There are admittedly a few million dispensationalist evangelicals in America who really do believe that Bush’s war is the harbinger of the Apocalypse, which will, they expect, bring about the return of the Prince of Peace, who will then reign with them in peace for a thousand years. In like manner, Iranian president Mahmoud Ahmadinejad evidently clings to a similar apocalyptic vision, with the expectation of a worldwide conflagration from which the "Twelfth Imam" will emerge to bring about a peace that will last "for generations to come."
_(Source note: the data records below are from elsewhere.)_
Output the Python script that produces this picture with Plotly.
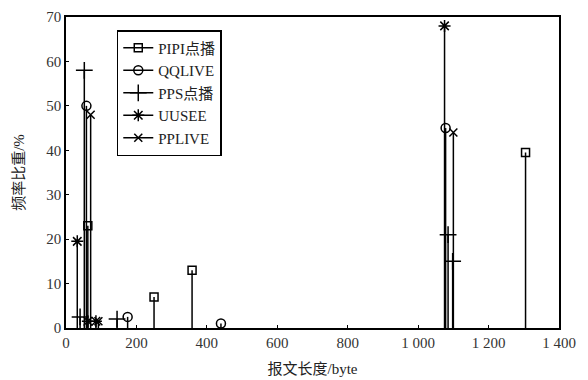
import plotly.graph_objects as go

series_names = ["PIPI点播", "QQLIVE", "PPS点播", "UUSEE", "PPLIVE"]
pipi_x = [62, 250, 358, 1305]
pipi_y = [23, 7, 13, 39.5]
qq_x = [58, 175, 440, 1078]
qq_y = [50, 2.5, 1, 45]
pps_x = [40, 52, 145, 1085, 1098]
pps_y = [2.5, 58, 2, 21, 15]
uusee_x = [32, 62, 85, 1075]
uusee_y = [19.5, 1.5, 1.5, 68]
pplive_x = [70, 92, 1100]
pplive_y = [48, 1.5, 44]

x_tickvals = [0, 200, 400, 600, 800, 1000, 1200, 1400]
x_ticktext = ["0", "200", "400", "600", "800", "1 000", "1 200", "1 400"]
y_tickvals = [0, 10, 20, 30, 40, 50, 60, 70]

data = [
    (series_names[0], pipi_x, pipi_y, "square-open", 8),
    (series_names[1], qq_x, qq_y, "circle-open", 9),
    (series_names[2], pps_x, pps_y, "cross-thin-open", 12),
    (series_names[3], uusee_x, uusee_y, "asterisk-open", 10),
    (series_names[4], pplive_x, pplive_y, "x-thin-open", 8),
]

fig = go.Figure()
for name, xs, ys, sym, sz in data:
    sx, sy = [], []
    for xv, yv in zip(xs, ys):
        sx += [xv, xv, None]
        sy += [0, yv, None]
    fig.add_trace(go.Scatter(x=sx, y=sy, mode="lines", line=dict(color="black", width=1.5),
                             showlegend=False, legendgroup=name, hoverinfo="skip"))
    fig.add_trace(go.Scatter(x=xs, y=ys, mode="markers", showlegend=False, legendgroup=name,
                             marker=dict(symbol=sym, size=sz, color="black", line=dict(color="black", width=1.5))))
    fig.add_trace(go.Scatter(x=[None], y=[None], mode="lines+markers", name=name, legendgroup=name,
                             line=dict(color="black", width=1.5),
                             marker=dict(symbol=sym, size=sz, color="black", line=dict(color="black", width=1.5))))

font_main = "Liberation Serif, Noto Sans CJK SC, serif"
fig.update_layout(
    width=588, height=380,
    margin=dict(l=66, r=29, t=17, b=52),
    paper_bgcolor="white", plot_bgcolor="white",
    font=dict(family=font_main, size=13, color="#222"),
    showlegend=True,
    legend=dict(x=0.103, y=0.958, xanchor="left", yanchor="top",
                bgcolor="white", bordercolor="black", borderwidth=1.5,
                font=dict(family=font_main, size=15, color="#222"),
                itemwidth=30, tracegroupgap=0),
    xaxis=dict(range=[0, 1400], tickvals=x_tickvals, ticktext=x_ticktext,
               ticks="inside", ticklen=3, tickcolor="black", showgrid=False, zeroline=False,
               showline=True, linecolor="black", linewidth=1.5, mirror=True, automargin=False,
               title=dict(text="报文长度/byte", font=dict(family=font_main, size=15, color="#222"), standoff=14),
               tickfont=dict(family=font_main, size=15, color="#333")),
    yaxis=dict(range=[0, 70], tickvals=y_tickvals,
               ticks="inside", ticklen=3, tickcolor="black", showgrid=False, zeroline=False,
               showline=True, linecolor="black", linewidth=1.5, mirror=True, automargin=False,
               title=dict(text="频率比重/%", font=dict(family=font_main, size=15, color="#222"), standoff=18),
               tickfont=dict(family=font_main, size=15, color="#333")),
)

fig.write_html("out.html", config={"displayModeBar": False},
               post_script="document.body.style.margin='0';")
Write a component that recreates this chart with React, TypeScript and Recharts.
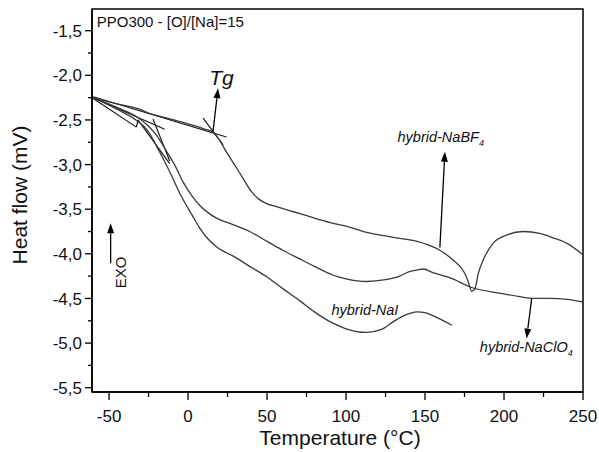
import React from "react";
import { LineChart, Line, XAxis, YAxis, ReferenceLine, ReferenceDot, ReferenceArea } from "recharts";

const FONT = '"Liberation Sans", Arial, sans-serif';

const X_MIN = -60.8;
const X_MAX = 250;
const Y_MIN = -5.548;
const Y_MAX = -1.257;

const xTicks = [-50, -25, 0, 25, 50, 75, 100, 125, 150, 175, 200, 225, 250];
const yTicks = [-5.5, -5.25, -5, -4.75, -4.5, -4.25, -4, -3.75, -3.5, -3.25, -3, -2.75, -2.5, -2.25, -2, -1.75, -1.5];

// hybrid-NaBF4
const bf4T = [-60, -45, -30, -24, -15, -5, 5, 10, 16, 20, 24, 29, 35, 40, 45, 50, 56, 63, 71, 80, 90, 100, 113, 125, 135, 145, 152, 159.4, 167.8, 173, 175.2, 177.3, 179.5, 181.6, 183.7, 186.8, 193.2, 201.6, 212, 222.7, 231, 239.6, 250];
const bf4V = [-2.25, -2.32, -2.385, -2.43, -2.47, -2.52, -2.57, -2.6, -2.64, -2.73, -2.85, -2.99, -3.16, -3.3, -3.39, -3.44, -3.47, -3.51, -3.55, -3.6, -3.65, -3.69, -3.76, -3.8, -3.83, -3.86, -3.9, -3.96, -4.07, -4.16, -4.22, -4.31, -4.42, -4.39, -4.22, -4.07, -3.88, -3.79, -3.75, -3.77, -3.82, -3.88, -4.01];

// hybrid-NaClO4
const clo4T = [-60, -45, -32, -25, -20, -14, -8, -3, 2, 7, 12, 18, 28, 39, 50, 60, 71, 80, 92, 100, 113, 125, 134, 140, 145, 149, 155, 166, 180, 197, 210, 218, 229, 240, 250];
const clo4V = [-2.25, -2.36, -2.47, -2.57, -2.67, -2.84, -3.02, -3.2, -3.34, -3.45, -3.53, -3.6, -3.67, -3.75, -3.86, -3.96, -4.06, -4.14, -4.24, -4.28, -4.31, -4.29, -4.25, -4.2, -4.18, -4.17, -4.21, -4.27, -4.38, -4.44, -4.48, -4.5, -4.5, -4.51, -4.54];

// hybrid-NaI
const naiT = [-60, -45, -33, -28, -24, -20, -15, -10, -5, 0, 3, 7, 11, 18, 30, 39, 50, 60, 71, 80, 92, 100, 113, 122, 130, 137, 145, 150, 156, 167];
const naiV = [-2.25, -2.38, -2.5, -2.57, -2.66, -2.79, -2.96, -3.14, -3.33, -3.49, -3.58, -3.7, -3.8, -3.92, -4.04, -4.14, -4.26, -4.39, -4.53, -4.65, -4.78, -4.84, -4.88, -4.85, -4.76, -4.69, -4.65, -4.66, -4.7, -4.8];

// tangent construction lines [t1, v1, t2, v2]
const tangentLines = [
  [-60, -2.24, 24.3, -2.69],
  [9.5, -2.48, 22.2, -2.78],
  [-60, -2.25, -14.8, -2.605],
  [-60, -2.26, -32.7, -2.58],
  [-32.7, -2.58, -31.7, -2.5],
  [-31.7, -2.5, -11.6, -2.99],
  [-22.2, -2.49, -11.6, -2.96],
];

// arrows [t1, v1, t2, v2] head at second point
const arrows = [
  [15.8, -2.63, 19, -2.145],
  [159.4, -3.93, 162.6, -2.856],
  [217.5, -4.5, 214.3, -4.95],
  [-49, -4.106, -49, -3.658],
];

const zip = (ts: number[], vs: number[]) => ts.map((t, i) => ({ t, v: vs[i] }));
const bf4Data = zip(bf4T, bf4V);
const clo4Data = zip(clo4T, clo4V);
const naiData = zip(naiT, naiV);

const X_TICK_SIZE = 8;
const X_TICK_MARGIN = 10;
const Y_TICK_SIZE = 7;
const Y_TICK_MARGIN = 3;

const XTick = (props: any) => {
  const { x, y, payload } = props;
  const v = payload.value;
  const major = Math.abs(v % 50) < 1e-6;
  const axisY = y - X_TICK_SIZE - X_TICK_MARGIN;
  return (
    <g>
      <line x1={x} x2={x} y1={axisY} y2={axisY + (major ? X_TICK_SIZE : 5)} stroke="#000" strokeWidth={1.3} />
      {major && (
        <text x={x} y={y} dy="0.71em" textAnchor="middle" fontFamily={FONT} fontSize={17} fill="#111">
          {String(v)}
        </text>
      )}
    </g>
  );
};

const YTick = (props: any) => {
  const { x, y, payload } = props;
  const v = payload.value;
  const major = Math.abs(Math.round(v * 2) - v * 2) < 1e-6;
  const axisX = x + Y_TICK_SIZE + Y_TICK_MARGIN;
  return (
    <g>
      <line x1={axisX - (major ? Y_TICK_SIZE : 4)} x2={axisX} y1={y} y2={y} stroke="#000" strokeWidth={1.3} />
      {major && (
        <text x={x} y={y} dy="0.36em" textAnchor="end" fontFamily={FONT} fontSize={17} fill="#111">
          {v.toFixed(1).replace(".", ",")}
        </text>
      )}
    </g>
  );
};

const arrowShape = (props: any) => {
  const { x1, y1, x2, y2 } = props;
  const dx = x2 - x1;
  const dy = y2 - y1;
  const len = Math.hypot(dx, dy) || 1;
  const ux = dx / len;
  const uy = dy / len;
  const hl = 10;
  const hw = 3.5;
  const bx = x2 - ux * hl;
  const by = y2 - uy * hl;
  const pts = `${x2},${y2} ${bx - uy * hw},${by + ux * hw} ${bx + uy * hw},${by - ux * hw}`;
  return (
    <g>
      <line x1={x1} y1={y1} x2={bx} y2={by} stroke="#000" strokeWidth={1.3} />
      <polygon points={pts} fill="#000" />
    </g>
  );
};

const textShape = (content: React.ReactNode, opts: any) => (props: any) => (
  <text
    x={props.cx}
    y={props.cy}
    fontFamily={FONT}
    fill="#111"
    {...opts}
  >
    {content}
  </text>
);

const rotatedText = (content: string, fontSize: number) => (props: any) => (
  <text
    x={props.cx}
    y={props.cy}
    transform={`rotate(-90, ${props.cx}, ${props.cy})`}
    textAnchor="middle"
    fontFamily={FONT}
    fontSize={fontSize}
    fill="#111"
  >
    {content}
  </text>
);

export default function App() {
  return (
    <div style={{ position: "absolute", left: 0, top: 0, width: 599, height: 452, background: "#fff" }}>
      <LineChart width={599} height={452} margin={{ top: 9, right: 16, left: 0, bottom: 0 }}>
        <XAxis
          type="number"
          dataKey="t"
          domain={[X_MIN, X_MAX]}
          allowDataOverflow
          ticks={xTicks}
          interval={0}
          height={60}
          tickSize={X_TICK_SIZE}
          tickMargin={X_TICK_MARGIN}
          tickLine={false}
          tick={<XTick />}
          axisLine={{ stroke: "#000", strokeWidth: 1.5 }}
          label={(p: any) => {
            const vb = p.viewBox;
            return (
              <text x={vb.x + vb.width / 2 + 2.5} y={vb.y + 53} textAnchor="middle" fontFamily={FONT} fontSize={21} fill="#111">
                Temperature (°C)
              </text>
            );
          }}
        />
        <YAxis
          type="number"
          domain={[Y_MIN, Y_MAX]}
          allowDataOverflow
          ticks={yTicks}
          interval={0}
          width={92}
          tickSize={Y_TICK_SIZE}
          tickMargin={Y_TICK_MARGIN}
          tickLine={false}
          tick={<YTick />}
          axisLine={{ stroke: "#000", strokeWidth: 1.5 }}
          label={(p: any) => {
            const vb = p.viewBox;
            const cx = vb.x + 26.5;
            const cy = vb.y + vb.height / 2 - 5.5;
            return (
              <text x={cx} y={cy} transform={`rotate(-90, ${cx}, ${cy})`} textAnchor="middle" fontFamily={FONT} fontSize={21} fill="#111">
                Heat flow (mV)
              </text>
            );
          }}
        />
        <ReferenceArea x1={X_MIN} x2={X_MAX} y1={Y_MIN} y2={Y_MAX} fill="none" stroke="#000" strokeWidth={1.5} ifOverflow="visible" />

        {tangentLines.map((s, i) => (
          <ReferenceLine
            key={"tan" + i}
            segment={[{ x: s[0], y: s[1] }, { x: s[2], y: s[3] }]}
            stroke="#111"
            strokeWidth={1.1}
            ifOverflow="visible"
          />
        ))}

        <Line data={bf4Data} dataKey="v" type="monotone" stroke="#3a3a3a" strokeWidth={1.3} dot={false} isAnimationActive={false} />
        <Line data={clo4Data} dataKey="v" type="monotone" stroke="#3a3a3a" strokeWidth={1.3} dot={false} isAnimationActive={false} />
        <Line data={naiData} dataKey="v" type="monotone" stroke="#3a3a3a" strokeWidth={1.3} dot={false} isAnimationActive={false} />

        {arrows.map((s, i) => (
          <ReferenceLine
            key={"arr" + i}
            segment={[{ x: s[0], y: s[1] }, { x: s[2], y: s[3] }]}
            ifOverflow="visible"
            shape={arrowShape}
          />
        ))}

        <ReferenceDot x={-57.8} y={-1.459} r={0} ifOverflow="visible" shape={textShape("PPO300 - [O]/[Na]=15", { fontSize: 15 })} />
        <ReferenceDot x={21.2} y={-2.108} r={0} ifOverflow="visible" shape={textShape("Tg", { fontSize: 21, fontStyle: "italic", textAnchor: "middle" })} />
        <ReferenceDot
          x={132.6}
          y={-2.743}
          r={0}
          ifOverflow="visible"
          shape={textShape(
            <>
              hybrid-NaBF<tspan fontSize={9} dy={4}>4</tspan>
            </>,
            { fontSize: 14.5, fontStyle: "italic" }
          )}
        />
        <ReferenceDot x={90.8} y={-4.685} r={0} ifOverflow="visible" shape={textShape("hybrid-NaI", { fontSize: 14.5, fontStyle: "italic" })} />
        <ReferenceDot
          x={184.7}
          y={-5.097}
          r={0}
          ifOverflow="visible"
          shape={textShape(
            <>
              hybrid-NaClO<tspan fontSize={9} dy={4}>4</tspan>
            </>,
            { fontSize: 14.5, fontStyle: "italic" }
          )}
        />
        <ReferenceDot x={-39.1} y={-4.209} r={0} ifOverflow="visible" shape={rotatedText("EXO", 15)} />
      </LineChart>
    </div>
  );
}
And these contemporary adversaries are not alone. After all, Karl Marx taught the modern world that "all hitherto existing society" was hurtling towards the "Dictatorship of the Proletariat," after which Truly Socialist Man would emerge and universal peace would permanently replace the violence that had eternally accompanied the class struggle. The point is, all of these visions of the magical disappearance of tensions that will come about when "pure good" triumphs over "pure evil" are ideologically leftist, inescapably flawed, and profoundly dangerous when embraced by people in power.

Manichaeism — the self-anointing of "us" as good and "them" as evil — is an ancient and consistently disastrous error that has propounded the worst of modern ideological horrors — witness Lenin, Stalin, Hitler, Mao, and Pol Pot. The Western Christian tradition, embraced as strongly by our Founders as it is in spirit and in practice renounced and rejected by President Bush, will have none of it.

Thirty months ago, I explained the ideological ingredients of the Manichaean temptation, and how easy Bush has found it to succumb to its siren song. It comprises, I explained, "powerful intellectual, social, and even religious traditions that can compel the believing Christian to wander from the path of righteousness, all the while snug in the belief that it’s God, and not the devil, who is leading him there."

As Pope Benedict sadly observed, the slaughter in Iraq continues. But the Manichaean dialectic of Ahmadinejad and Marx requires that things must get even worse — much worse — so that "pure good" can triumph with finality over "pure evil," and bring "peace for generations to come." If Bush, or any other American president, continues to embrace the Manichaean ideology, one thing is certain: things will indeed get worse.